Supplied records:
(begin)
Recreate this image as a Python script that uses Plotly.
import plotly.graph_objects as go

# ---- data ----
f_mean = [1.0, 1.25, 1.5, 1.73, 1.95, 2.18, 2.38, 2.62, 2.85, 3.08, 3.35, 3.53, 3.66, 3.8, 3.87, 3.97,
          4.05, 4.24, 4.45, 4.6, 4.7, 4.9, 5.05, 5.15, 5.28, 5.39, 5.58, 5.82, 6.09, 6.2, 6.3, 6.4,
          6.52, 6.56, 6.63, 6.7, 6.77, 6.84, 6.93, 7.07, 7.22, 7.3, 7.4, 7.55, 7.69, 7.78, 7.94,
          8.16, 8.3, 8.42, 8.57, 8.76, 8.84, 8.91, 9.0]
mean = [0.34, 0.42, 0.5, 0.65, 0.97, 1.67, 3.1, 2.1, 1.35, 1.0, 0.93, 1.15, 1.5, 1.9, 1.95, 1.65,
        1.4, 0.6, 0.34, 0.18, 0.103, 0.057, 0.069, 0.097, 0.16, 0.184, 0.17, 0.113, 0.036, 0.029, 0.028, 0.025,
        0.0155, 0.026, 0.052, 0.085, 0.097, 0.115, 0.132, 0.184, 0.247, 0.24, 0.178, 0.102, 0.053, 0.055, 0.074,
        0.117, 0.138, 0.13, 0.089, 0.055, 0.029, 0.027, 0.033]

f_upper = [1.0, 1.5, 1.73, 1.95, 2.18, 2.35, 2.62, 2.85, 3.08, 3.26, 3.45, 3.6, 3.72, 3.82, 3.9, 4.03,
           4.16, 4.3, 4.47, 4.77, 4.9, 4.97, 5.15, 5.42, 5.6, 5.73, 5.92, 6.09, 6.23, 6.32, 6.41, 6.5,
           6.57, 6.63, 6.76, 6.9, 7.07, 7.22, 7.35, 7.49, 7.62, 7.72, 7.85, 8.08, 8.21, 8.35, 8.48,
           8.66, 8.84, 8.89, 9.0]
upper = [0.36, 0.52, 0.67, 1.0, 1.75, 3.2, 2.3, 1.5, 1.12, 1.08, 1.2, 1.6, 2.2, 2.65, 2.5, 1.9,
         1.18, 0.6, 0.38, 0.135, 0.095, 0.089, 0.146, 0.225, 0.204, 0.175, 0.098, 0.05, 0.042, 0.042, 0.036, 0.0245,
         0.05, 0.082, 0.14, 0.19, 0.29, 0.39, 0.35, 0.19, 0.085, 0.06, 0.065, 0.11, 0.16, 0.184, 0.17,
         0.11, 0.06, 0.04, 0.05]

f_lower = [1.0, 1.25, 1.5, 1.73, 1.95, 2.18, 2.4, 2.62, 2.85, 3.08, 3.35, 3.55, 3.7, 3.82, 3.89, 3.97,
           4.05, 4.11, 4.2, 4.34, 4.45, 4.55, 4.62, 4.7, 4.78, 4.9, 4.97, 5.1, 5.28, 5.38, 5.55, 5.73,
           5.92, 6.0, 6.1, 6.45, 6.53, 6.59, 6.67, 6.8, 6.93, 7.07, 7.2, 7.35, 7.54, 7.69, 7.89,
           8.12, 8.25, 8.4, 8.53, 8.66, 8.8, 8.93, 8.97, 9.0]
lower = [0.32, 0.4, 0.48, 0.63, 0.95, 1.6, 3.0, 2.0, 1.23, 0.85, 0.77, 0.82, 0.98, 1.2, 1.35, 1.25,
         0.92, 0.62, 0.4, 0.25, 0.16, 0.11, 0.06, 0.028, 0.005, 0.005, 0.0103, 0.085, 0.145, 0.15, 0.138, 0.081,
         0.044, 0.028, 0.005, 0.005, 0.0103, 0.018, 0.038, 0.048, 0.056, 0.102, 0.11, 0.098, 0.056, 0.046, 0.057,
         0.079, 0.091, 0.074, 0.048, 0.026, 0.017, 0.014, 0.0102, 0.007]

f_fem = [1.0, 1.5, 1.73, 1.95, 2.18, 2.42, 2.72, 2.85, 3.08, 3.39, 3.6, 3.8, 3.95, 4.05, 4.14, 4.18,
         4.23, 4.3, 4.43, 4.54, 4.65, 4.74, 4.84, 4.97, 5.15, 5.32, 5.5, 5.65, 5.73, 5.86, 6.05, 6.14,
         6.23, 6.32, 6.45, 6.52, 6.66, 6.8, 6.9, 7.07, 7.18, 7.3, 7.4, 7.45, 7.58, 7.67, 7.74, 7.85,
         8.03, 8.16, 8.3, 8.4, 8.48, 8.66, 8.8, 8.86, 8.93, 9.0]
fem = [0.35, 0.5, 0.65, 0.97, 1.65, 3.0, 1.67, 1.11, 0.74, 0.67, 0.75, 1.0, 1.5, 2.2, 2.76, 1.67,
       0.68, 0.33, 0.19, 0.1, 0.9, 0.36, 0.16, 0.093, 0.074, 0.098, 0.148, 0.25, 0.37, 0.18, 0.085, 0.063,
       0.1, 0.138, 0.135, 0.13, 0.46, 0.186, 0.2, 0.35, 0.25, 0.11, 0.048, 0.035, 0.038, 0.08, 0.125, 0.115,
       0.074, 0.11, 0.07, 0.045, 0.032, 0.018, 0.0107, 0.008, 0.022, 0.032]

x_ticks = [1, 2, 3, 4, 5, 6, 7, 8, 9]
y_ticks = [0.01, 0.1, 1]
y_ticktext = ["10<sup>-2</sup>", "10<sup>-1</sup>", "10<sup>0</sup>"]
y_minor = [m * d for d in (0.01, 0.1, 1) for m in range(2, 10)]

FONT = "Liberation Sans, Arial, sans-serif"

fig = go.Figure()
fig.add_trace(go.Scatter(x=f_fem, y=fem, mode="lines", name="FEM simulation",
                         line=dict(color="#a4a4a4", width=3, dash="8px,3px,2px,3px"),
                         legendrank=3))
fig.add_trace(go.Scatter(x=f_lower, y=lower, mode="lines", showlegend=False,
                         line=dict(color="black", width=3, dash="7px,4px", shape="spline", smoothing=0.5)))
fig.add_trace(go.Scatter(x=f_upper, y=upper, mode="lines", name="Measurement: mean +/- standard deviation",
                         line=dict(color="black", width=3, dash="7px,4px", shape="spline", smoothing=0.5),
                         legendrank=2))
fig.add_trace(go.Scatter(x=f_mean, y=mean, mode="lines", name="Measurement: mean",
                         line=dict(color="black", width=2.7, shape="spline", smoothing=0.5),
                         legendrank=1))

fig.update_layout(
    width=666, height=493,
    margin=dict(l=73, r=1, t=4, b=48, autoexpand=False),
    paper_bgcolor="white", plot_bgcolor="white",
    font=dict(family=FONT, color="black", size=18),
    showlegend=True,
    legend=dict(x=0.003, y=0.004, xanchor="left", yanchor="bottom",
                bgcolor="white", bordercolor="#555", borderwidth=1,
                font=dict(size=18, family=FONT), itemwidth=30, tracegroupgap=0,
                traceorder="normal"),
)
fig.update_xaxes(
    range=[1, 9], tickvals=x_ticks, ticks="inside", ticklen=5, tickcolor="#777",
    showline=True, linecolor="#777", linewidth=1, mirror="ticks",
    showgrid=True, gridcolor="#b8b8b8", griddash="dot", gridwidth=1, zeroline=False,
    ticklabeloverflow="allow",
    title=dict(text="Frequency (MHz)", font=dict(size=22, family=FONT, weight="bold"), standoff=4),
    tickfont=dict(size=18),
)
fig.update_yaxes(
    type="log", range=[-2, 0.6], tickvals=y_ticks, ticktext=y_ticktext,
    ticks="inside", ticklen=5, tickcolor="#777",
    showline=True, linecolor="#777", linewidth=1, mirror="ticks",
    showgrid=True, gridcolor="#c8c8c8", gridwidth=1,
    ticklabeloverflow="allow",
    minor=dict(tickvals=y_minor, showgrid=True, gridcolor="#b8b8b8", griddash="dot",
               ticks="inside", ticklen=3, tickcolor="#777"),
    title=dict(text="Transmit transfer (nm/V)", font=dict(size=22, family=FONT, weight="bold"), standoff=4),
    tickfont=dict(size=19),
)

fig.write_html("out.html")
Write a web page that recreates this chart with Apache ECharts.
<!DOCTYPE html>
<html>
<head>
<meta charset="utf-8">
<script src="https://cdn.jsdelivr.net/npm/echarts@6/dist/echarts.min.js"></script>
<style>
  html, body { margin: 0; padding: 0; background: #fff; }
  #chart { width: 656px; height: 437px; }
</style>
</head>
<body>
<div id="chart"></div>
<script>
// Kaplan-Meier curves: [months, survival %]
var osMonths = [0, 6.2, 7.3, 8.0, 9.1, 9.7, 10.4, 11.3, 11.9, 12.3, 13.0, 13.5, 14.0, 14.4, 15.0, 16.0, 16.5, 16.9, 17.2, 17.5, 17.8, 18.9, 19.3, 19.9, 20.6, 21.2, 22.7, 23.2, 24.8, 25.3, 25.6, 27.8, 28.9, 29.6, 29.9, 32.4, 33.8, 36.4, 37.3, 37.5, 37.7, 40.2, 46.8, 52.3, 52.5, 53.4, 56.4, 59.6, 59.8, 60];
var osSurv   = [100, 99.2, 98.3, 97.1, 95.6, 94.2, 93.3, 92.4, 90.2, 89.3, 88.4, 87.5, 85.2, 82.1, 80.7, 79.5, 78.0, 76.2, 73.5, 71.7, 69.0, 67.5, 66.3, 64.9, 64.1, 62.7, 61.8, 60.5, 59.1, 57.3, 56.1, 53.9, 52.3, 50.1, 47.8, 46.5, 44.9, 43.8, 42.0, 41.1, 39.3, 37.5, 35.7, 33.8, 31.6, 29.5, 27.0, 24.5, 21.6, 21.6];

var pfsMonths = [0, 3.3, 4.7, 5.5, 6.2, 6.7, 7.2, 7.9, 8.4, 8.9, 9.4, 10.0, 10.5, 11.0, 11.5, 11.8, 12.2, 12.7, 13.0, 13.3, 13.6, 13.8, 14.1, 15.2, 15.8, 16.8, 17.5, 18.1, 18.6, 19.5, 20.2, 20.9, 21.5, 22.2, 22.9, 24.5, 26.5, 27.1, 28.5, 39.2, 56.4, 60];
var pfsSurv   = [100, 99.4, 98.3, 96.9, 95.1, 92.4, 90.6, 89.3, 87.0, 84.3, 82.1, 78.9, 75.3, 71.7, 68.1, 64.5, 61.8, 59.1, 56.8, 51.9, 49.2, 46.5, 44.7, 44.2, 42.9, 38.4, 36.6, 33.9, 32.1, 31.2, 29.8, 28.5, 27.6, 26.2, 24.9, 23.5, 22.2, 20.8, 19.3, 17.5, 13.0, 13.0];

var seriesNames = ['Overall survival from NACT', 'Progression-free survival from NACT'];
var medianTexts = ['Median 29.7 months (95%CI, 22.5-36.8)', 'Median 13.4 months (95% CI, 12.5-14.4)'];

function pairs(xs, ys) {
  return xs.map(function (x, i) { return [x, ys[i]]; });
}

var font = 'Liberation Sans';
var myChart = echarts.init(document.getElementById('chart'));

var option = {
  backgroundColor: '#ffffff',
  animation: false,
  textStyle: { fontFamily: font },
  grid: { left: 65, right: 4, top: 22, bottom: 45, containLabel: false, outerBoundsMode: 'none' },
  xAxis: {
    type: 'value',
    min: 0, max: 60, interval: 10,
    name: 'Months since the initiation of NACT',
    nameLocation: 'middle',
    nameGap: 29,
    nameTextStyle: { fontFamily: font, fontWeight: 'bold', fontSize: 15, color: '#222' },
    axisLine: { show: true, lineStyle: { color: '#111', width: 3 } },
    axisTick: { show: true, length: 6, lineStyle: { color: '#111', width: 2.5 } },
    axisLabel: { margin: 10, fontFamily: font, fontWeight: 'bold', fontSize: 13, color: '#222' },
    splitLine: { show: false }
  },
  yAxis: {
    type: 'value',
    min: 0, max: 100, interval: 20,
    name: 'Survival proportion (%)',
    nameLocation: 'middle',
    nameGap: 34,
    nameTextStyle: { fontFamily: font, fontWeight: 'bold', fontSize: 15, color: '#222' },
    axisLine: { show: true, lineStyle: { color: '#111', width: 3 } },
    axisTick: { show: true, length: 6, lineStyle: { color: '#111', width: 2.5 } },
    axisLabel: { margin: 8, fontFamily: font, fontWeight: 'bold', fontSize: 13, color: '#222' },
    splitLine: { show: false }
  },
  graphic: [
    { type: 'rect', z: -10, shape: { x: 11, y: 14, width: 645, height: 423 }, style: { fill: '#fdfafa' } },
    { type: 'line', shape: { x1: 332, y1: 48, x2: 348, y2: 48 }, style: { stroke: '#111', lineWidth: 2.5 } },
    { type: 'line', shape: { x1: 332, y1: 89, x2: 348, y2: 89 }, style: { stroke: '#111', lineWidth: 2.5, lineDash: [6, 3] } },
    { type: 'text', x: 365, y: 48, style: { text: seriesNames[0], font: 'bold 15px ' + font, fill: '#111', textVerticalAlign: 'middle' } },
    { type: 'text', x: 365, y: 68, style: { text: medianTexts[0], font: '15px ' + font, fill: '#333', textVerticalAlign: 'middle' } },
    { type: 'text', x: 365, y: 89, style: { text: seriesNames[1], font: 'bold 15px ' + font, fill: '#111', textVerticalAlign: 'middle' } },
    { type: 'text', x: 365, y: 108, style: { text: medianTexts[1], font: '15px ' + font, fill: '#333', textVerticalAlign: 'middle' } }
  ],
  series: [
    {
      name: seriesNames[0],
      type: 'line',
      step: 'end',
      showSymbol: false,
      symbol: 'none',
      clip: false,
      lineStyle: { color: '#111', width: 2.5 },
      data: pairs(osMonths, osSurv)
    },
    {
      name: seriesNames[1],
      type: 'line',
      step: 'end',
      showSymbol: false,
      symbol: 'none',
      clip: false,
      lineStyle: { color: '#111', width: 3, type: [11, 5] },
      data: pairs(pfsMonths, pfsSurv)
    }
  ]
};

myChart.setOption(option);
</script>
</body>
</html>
(end)
Exercise objective:
Copy out only the lines running from the beginning of the data to the line with "0.117, 0.138, 0.13, 0.089, 0.055, 0.029, 0.027, 0.033]", both ends included.

Expected answer:
Recreate this image as a Python script that uses Plotly.
import plotly.graph_objects as go

# ---- data ----
f_mean = [1.0, 1.25, 1.5, 1.73, 1.95, 2.18, 2.38, 2.62, 2.85, 3.08, 3.35, 3.53, 3.66, 3.8, 3.87, 3.97,
          4.05, 4.24, 4.45, 4.6, 4.7, 4.9, 5.05, 5.15, 5.28, 5.39, 5.58, 5.82, 6.09, 6.2, 6.3, 6.4,
          6.52, 6.56, 6.63, 6.7, 6.77, 6.84, 6.93, 7.07, 7.22, 7.3, 7.4, 7.55, 7.69, 7.78, 7.94,
          8.16, 8.3, 8.42, 8.57, 8.76, 8.84, 8.91, 9.0]
mean = [0.34, 0.42, 0.5, 0.65, 0.97, 1.67, 3.1, 2.1, 1.35, 1.0, 0.93, 1.15, 1.5, 1.9, 1.95, 1.65,
        1.4, 0.6, 0.34, 0.18, 0.103, 0.057, 0.069, 0.097, 0.16, 0.184, 0.17, 0.113, 0.036, 0.029, 0.028, 0.025,
        0.0155, 0.026, 0.052, 0.085, 0.097, 0.115, 0.132, 0.184, 0.247, 0.24, 0.178, 0.102, 0.053, 0.055, 0.074,
        0.117, 0.138, 0.13, 0.089, 0.055, 0.029, 0.027, 0.033]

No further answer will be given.